Cultural identity: Serving and consuming cafecito is a maintenance of Cuban culture. It's not commercialized; it's a practice that persists because it matters.
Language: Conversations at cafes are in Spanish. If you only speak English, you'll still be served, but you'll be participating in a Spanish-language space.
Differences from American Coffee Culture
American coffee: Large, complex, individualized (custom orders), consumed slowly, often while working.
Cuban coffee: Small, standardized, social, consumed quickly, as a gathering ritual.
Neither is better. They reflect different values and cultures. Understanding Cuban coffee culture means understanding one of Miami's core identities.
How to Order
Spanish: "Un cafecito, por favor" (One cafecito, please).
English: "One cafecito, please."
Variations: "Café con leche" or "Cortadito" instead of cafecito if you prefer.
Payment: Ask the price, pay, take the coffee.
Most cafes in Little Havana expect Spanish, but they'll serve anyone. Making an attempt at Spanish is respectful.

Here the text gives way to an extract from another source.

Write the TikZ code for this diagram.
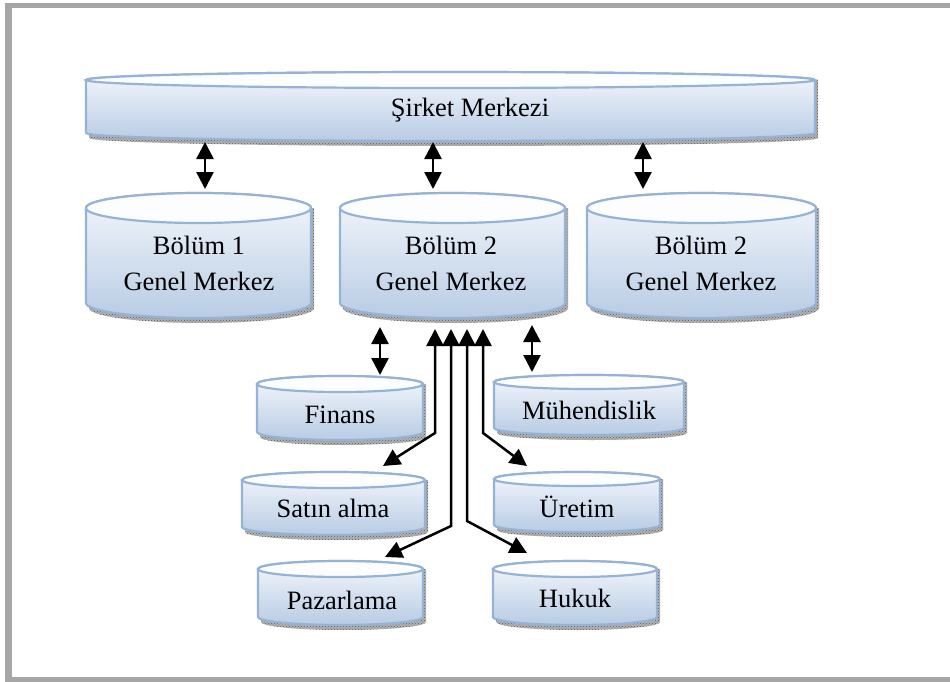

Strategy for Experiencing It
Day 1 morning: Go to a Little Havana cafe. Order cafecito. Sit or stand. Observe. Drink fast.
Day 2 or 3: Return to the same cafe. You'll be a "repeat" now. The staff will recognize you.
Pair with food: Have a cafecito with a Cuban sandwich (lunch) or pastry (breakfast).
Explore cafes: Try different ones. Each has personality. Regulars know which ones are good.
The Honest Take
Cafecito culture is real, but it's changing. Younger generations drink coffee differently. Modern cafes in Wynwood serve specialty coffee that's nothing like cafecito.
But in Little Havana, the old culture persists. It's worth experiencing before it's entirely absorbed into modern coffee culture.